Karma and Bad Luck Explained

It has been said by sundry wits that it is bad luck to be superstitious. Many people believe that when they endure a series of negative incidences in their lives, that it is as a result of bad luck, or sometimes karma.

Karma is the belief that your deeds shape your past, your present and your future. Some dogmatists of karma believe that if you are having a spate of bad luck, it is your fault.

Now this may be true if for example you committed a crime and now find yourself ostracized and unable to find work. But in this situation, one can connect the dots between cause and effect.

What about when ordinary people suffer a string of reverses that is not their fault, or as a result of their action? They bemoan that fact that God is punishing them for something, or that there an a causal agent that is giving them a string of bad luck.

In a world with a naturalistic, non-mystical viewpoint, we must consider the "sum of all histories and probabilities" explanation.
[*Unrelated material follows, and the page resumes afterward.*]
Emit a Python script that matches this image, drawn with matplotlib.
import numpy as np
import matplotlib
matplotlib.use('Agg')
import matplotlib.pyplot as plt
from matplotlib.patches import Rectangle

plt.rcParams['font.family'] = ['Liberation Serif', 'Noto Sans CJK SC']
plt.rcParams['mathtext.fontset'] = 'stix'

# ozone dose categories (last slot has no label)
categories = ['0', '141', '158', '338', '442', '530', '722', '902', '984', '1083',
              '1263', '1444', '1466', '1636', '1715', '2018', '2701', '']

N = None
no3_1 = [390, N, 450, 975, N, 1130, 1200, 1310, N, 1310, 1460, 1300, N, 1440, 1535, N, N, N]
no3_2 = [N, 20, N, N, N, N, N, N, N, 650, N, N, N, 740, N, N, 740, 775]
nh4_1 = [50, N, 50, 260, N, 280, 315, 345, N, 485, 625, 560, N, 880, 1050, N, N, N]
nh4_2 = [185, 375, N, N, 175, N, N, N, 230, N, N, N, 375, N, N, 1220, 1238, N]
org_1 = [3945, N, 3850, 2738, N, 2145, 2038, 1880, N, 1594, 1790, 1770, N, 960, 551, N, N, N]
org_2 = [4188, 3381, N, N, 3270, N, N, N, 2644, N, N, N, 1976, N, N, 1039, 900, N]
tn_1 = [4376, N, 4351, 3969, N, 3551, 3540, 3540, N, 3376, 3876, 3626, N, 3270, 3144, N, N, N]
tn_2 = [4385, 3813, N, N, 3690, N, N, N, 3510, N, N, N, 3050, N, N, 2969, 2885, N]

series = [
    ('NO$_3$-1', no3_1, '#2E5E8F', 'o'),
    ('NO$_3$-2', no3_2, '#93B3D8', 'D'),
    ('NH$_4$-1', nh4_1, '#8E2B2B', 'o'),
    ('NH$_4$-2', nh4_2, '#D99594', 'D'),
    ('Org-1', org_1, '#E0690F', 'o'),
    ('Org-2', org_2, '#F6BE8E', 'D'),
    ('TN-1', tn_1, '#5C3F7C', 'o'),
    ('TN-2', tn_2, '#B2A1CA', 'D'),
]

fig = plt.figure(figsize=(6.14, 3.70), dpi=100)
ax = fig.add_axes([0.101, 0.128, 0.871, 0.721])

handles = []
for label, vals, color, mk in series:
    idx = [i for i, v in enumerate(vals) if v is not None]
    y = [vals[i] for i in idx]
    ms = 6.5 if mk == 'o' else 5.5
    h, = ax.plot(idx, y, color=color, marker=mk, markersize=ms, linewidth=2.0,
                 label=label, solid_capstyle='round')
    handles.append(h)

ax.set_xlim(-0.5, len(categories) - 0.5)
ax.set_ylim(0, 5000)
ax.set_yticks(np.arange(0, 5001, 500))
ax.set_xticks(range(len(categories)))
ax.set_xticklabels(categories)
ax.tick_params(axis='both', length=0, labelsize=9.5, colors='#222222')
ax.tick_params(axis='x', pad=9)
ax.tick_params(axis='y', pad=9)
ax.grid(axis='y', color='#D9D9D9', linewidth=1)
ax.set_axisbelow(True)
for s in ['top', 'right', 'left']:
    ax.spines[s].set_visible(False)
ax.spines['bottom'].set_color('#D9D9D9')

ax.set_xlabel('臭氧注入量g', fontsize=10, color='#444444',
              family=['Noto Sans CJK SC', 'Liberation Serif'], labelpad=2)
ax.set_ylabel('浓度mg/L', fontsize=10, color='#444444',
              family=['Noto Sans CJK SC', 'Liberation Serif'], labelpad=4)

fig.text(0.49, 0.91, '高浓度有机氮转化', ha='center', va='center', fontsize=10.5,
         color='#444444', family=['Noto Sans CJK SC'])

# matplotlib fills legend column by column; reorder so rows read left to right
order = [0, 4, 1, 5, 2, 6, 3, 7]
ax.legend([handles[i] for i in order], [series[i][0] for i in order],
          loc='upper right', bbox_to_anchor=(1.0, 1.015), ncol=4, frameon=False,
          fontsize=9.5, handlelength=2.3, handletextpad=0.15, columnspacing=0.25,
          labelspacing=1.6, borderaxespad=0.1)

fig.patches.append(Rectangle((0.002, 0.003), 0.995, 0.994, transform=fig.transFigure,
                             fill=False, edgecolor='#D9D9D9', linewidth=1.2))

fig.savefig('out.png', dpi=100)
Life on earth is chaotic. When you add the chaos of many individuals operating in society, the amount of deterministic events that go into any particular outcome is absolutely huge. There are more factors in every day living than we ever imagine. For example, by going to the grocery store, we never imagine that as we cross an intersection, a driver becomes distracted by any number of causes and runs into us. Our day is ruined, and we think that we somehow brought this bad luck upon ourselves. In fact, when one examines this in the cold hard light of reason, it is very much like a butterfly flapping its wings in Beijing, ultimately causes rain in New York City.

So we must rid ourselves of thoughts of superstition. Luck is a convenient way of ascribing attributes to outcomes. If the outcomes are pleasing to us, it is good luck, and if they are not, it is bad luck. There is no higher element that sits in judgment of us and punishes us because we contravened some universal code of conduct. Stuff happens. How we react to it, determines whether it is beneficial or not to us.